Positive Beispiele gibt es auch in kleinerem Stil: In Friedrichsdorf im Taunus entsteht beispielsweise zurzeit eine Ökosiedlung mit Ein- und Mehrfamilienhäusern, einer Seniorenwohnanlage, Kindertagesstätte sowie kleinen Gewerbeflächen. Sie soll mit einem Nahwärmenetz versorgt werden, deren Herzstück ein unterirdischer Eisspeicher ist. Dem Wasser entzieht eine große Wärmepumpe im Winter Energie, die zum Heizen und für Warmwasser in allen Gebäuden der Siedlung verwendet wird. So friert der Speicher allmählich zu. Im Sommer taut er wieder auf. Da die Erdwärme dafür allein nicht ausreicht, werden zusätzlich Solarabsorber und Photovoltaik-Solarthermie-Systeme eingesetzt. Außerdem gibt es zwei Gas-Blockheizkraftwerke, die – ergänzt durch Photovoltaik – den Strombedarf der Siedlung decken und gleichzeitig Wärme erzeugen. Spitzenlasten im Winter deckt ein Gasbrennwertkessel ab.

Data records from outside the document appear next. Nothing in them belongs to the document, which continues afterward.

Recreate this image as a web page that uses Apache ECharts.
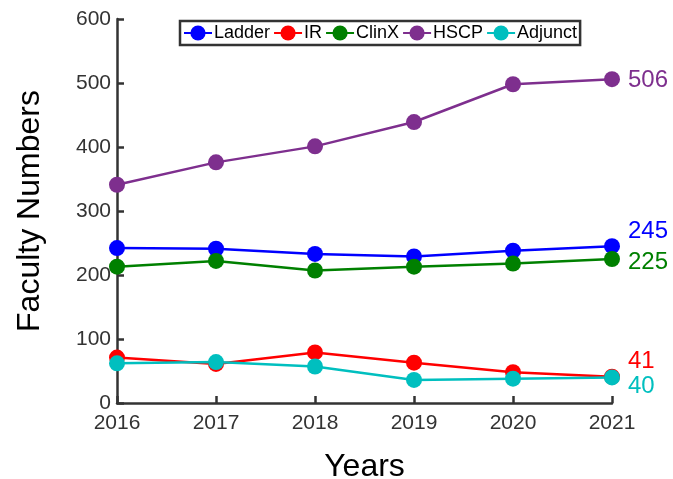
<!DOCTYPE html>
<html><head><meta charset="utf-8">
<script src="https://cdn.jsdelivr.net/npm/echarts@6/dist/echarts.min.js"></script>
<style>html,body{margin:0;padding:0;background:#fff}#c{width:673px;height:479px}</style>
</head><body><div id="c"></div>
<script>
const years = ['2016','2017','2018','2019','2020','2021'];
const ladder = [242, 241, 233, 229, 238, 245];
const ir = [71, 61, 79, 63, 48, 41];
const clinx = [213, 222, 207, 213, 218, 225];
const hscp = [341, 376, 401, 439, 498, 506];
const adjunct = [62, 64, 57, 36, 38, 40];
const yTicks = [0, 100, 200, 300, 400, 500, 600];

const seriesDefs = [
  {name:'Ladder', data:ladder, color:'#0000FF', off:[0,-15]},
  {name:'IR', data:ir, color:'#FF0000', off:[0,-15]},
  {name:'ClinX', data:clinx, color:'#008000', off:[0,3]},
  {name:'HSCP', data:hscp, color:'#7E2F8E', off:[0,1]},
  {name:'Adjunct', data:adjunct, color:'#00BFBF', off:[0,9]}
];
const FONT = 'Liberation Sans, Arial, Helvetica, sans-serif';
const chart = echarts.init(document.getElementById('c'), null, {renderer:'canvas'});
chart.setOption({
  animation:false,
  backgroundColor:'#fff',
  grid:{left:117, right:61, top:19, bottom:76, containLabel:false, outerBoundsMode:'none'},
  legend:{
    left:180, top:21, itemWidth:28, itemHeight:19, itemGap:3,
    padding:[3,3,3,3],
    borderColor:'#333', borderWidth:2.5,
    textStyle:{fontSize:18, color:'#000', fontFamily:FONT, padding:[0,0,0,-3]},
    data: seriesDefs.map(s=>s.name)
  },
  xAxis:{
    type:'category', data:years, boundaryGap:false,
    name:'Years', nameLocation:'middle', nameGap:48,
    nameTextStyle:{fontSize:32, color:'#000', fontFamily:FONT},
    axisLine:{lineStyle:{color:'#333', width:2.5}},
    axisTick:{inside:true, length:7, alignWithLabel:true, lineStyle:{color:'#333', width:2.5}},
    axisLabel:{fontSize:21, color:'#333', fontFamily:FONT, margin:10},
    splitLine:{show:false}
  },
  yAxis:{
    type:'value', min:yTicks[0], max:yTicks[yTicks.length-1], interval:100,
    name:'Faculty Numbers', nameLocation:'middle', nameGap:71,
    nameTextStyle:{fontSize:32, color:'#000', fontFamily:FONT},
    axisLine:{show:true, lineStyle:{color:'#333', width:2.5}},
    axisTick:{show:true, inside:true, length:7, lineStyle:{color:'#333', width:2.5}},
    axisLabel:{fontSize:21, color:'#333', fontFamily:FONT, margin:6},
    splitLine:{show:false}
  },
  series: seriesDefs.map(s=>({
    name:s.name, type:'line', symbol:'circle', symbolSize:16,
    lineStyle:{color:s.color, width:2.5},
    itemStyle:{color:s.color},
    data: s.data.map((v,i)=> i===s.data.length-1 ? {
      value:v,
      label:{show:true, position:'right', distance:8, offset:s.off, color:s.color,
             fontSize:24, fontFamily:FONT, formatter:String(v)}
    } : v)
  }))
});
</script></body></html>
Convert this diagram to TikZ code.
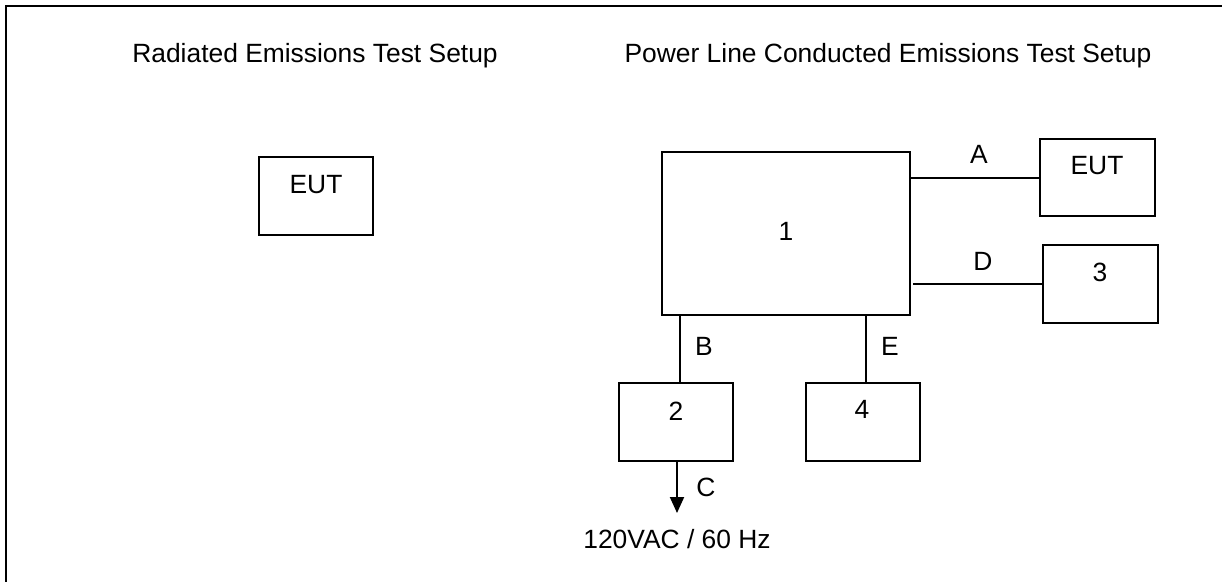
\documentclass[tikz,border=0pt]{standalone}
\usepackage{fontspec}
\setmainfont{Liberation Sans}
\usepackage{tikz}
\usetikzlibrary{arrows.meta,positioning}

\begin{document}
\begin{tikzpicture}[x=1pt, y=-1pt, >={Triangle[length=16pt,width=14pt]}, line join=miter,
  box/.style={draw, line width=2pt, rectangle, inner sep=0pt, outer sep=0pt},
  lbl/.style={anchor=base, inner sep=0pt, font=\fontsize{26.4}{31}\selectfont},
  wire/.style={line width=2pt}]
  \useasboundingbox (0,0) rectangle (1222,581);
  \draw[line width=2.5pt] (6,600) -- (6,6) -- (1240,6);
  \node[lbl] (ttlrad) at (315,62) {Radiated Emissions Test Setup};
  \node[lbl] (ttlcond) at (888,62) {Power Line Conducted Emissions Test Setup};
  \node[box, minimum width=114pt, minimum height=78pt] (eutrad) at (316,196) {};
  \node[box, minimum width=248pt, minimum height=163pt] (unit1) at (786,233.5) {};
  \node[box, minimum width=115pt, minimum height=77pt] (eutcond) at (1097.5,177.5) {};
  \node[box, minimum width=115pt, minimum height=78pt] (unit3) at (1100.5,284) {};
  \node[box, minimum width=114pt, minimum height=78pt] (unit2) at (676,422) {};
  \node[box, minimum width=114pt, minimum height=78pt] (unit4) at (863,422) {};
  \coordinate (ctip) at (677,513);
  \draw[wire] (eutcond.west -| unit1.east) -- (eutcond.west);
  \draw[wire] ([xshift=3pt]unit3.west -| unit1.east) -- (unit3.west);
  \draw[wire] ([xshift=4pt]unit1.south -| unit2.north) -- ([xshift=4pt]unit2.north);
  \draw[wire] ([xshift=3pt]unit1.south -| unit4.north) -- ([xshift=3pt]unit4.north);
  \draw[wire,->] ([xshift=1pt]unit2.south) -- (ctip);
  \node[lbl] (eutradtxt) at (316,193) {EUT};
  \node[lbl] (eutcondtxt) at (1097,174) {EUT};
  \node[lbl] (unit1txt) at (786,240) {1};
  \node[lbl] (unit2txt) at (676,420) {2};
  \node[lbl] (unit3txt) at (1100,281) {3};
  \node[lbl] (unit4txt) at (862,418) {4};
  \node[lbl] (wireA) at (979,163) {A};
  \node[lbl] (wireB) at (704,355) {B};
  \node[lbl] (wireC) at (706,496) {C};
  \node[lbl] (wireD) at (983,270) {D};
  \node[lbl] (wireE) at (890,355) {E};
  \node[lbl] (mains) at (677,548) {120VAC / 60 Hz};
\end{tikzpicture}
\end{document}
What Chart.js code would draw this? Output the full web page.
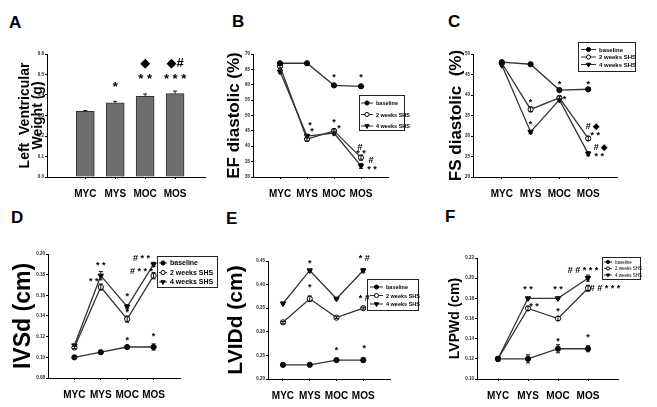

Wie bei der Kraft-Wärme-Kopplung in Friedrichsdorf liegt die Zukunft in Systemen, die verschiedene Sektoren miteinander vernetzen. Die Infrastrukturen und Prozesse für Strom, Wärme, Verkehr und Industrie sind dabei nicht mehr strikt voneinander getrennt, sondern gehen ineinander über. Die Industrie stellt allerdings besondere Herausforderungen für die Energiewende dar: „Nach heutigem Stand des Wissens gibt es bestimmte Anwendungen, wie Hochtemperatur-Prozesswärme in der Industrie, die nur schwer direktelektrisch mit erneuerbaren Energien zu dekarbonisieren sind. Hierfür werden wir synthetische Brennstoffe benötigen“, sagt Langenheld. Insofern seien Power-to-Gas- und Power-to-Liquid-Verfahren, mit denen CO 2 -neutrale Heiz- und Treibstoffe auf Basis erneuerbarer Energien gewonnen werden, Schlüsseltechnologien für den Klimaschutz. Sie sollten aufgrund ihrer schlechten Wirkungsgrade und hohen Kosten allerdings nur dort zum Einsatz kommen, wo Strom nicht direkt genutzt werden kann. Bisher gibt es für Power-to-Gas lediglich Pilotanlagen im Megawatt-Maßstab. Für den Aufbau einer – später auch global agierenden – Industrie sind laut Langenheld bis 2030 in Deutschland 10 Gigawatt Elektrolyseur-Leistung erforderlich. „Ohne ein marktwirtschaftlich ausgerichtetes Förderinstrument wird das aber nicht erreicht werden“, meint Langenheld und fordert, schnellstmöglich die nötigen Rahmenbedingungen zu schaffen.

Einen einfacheren Beitrag zur Energiewende kann die Industrie durch Wärmerückgewinnung leisten. Dafür gibt es verschiedene Lösungen – je nachdem, ob es sich etwa um Metallverarbeitung, eine Bäckerei oder eine Trocknungsanlage handelt. Auch die Abwärme aus industriellen Prozessen, ebenso wie aus Müllverbrennungsanlagen oder Kraftwerken, bietet viel ungenutztes Potenzial. Dieser Bereich wurde nach Einschätzung der Autoren der Heat Roadmap Europe in der Vergangenheit politisch vernachlässigt, obwohl er ein Schlüssel zu einem effizienten Wärmesektor sei. Handlungsbedarf ist also auch hier offensichtlich. Und der Wille zur Veränderung dringend nötig.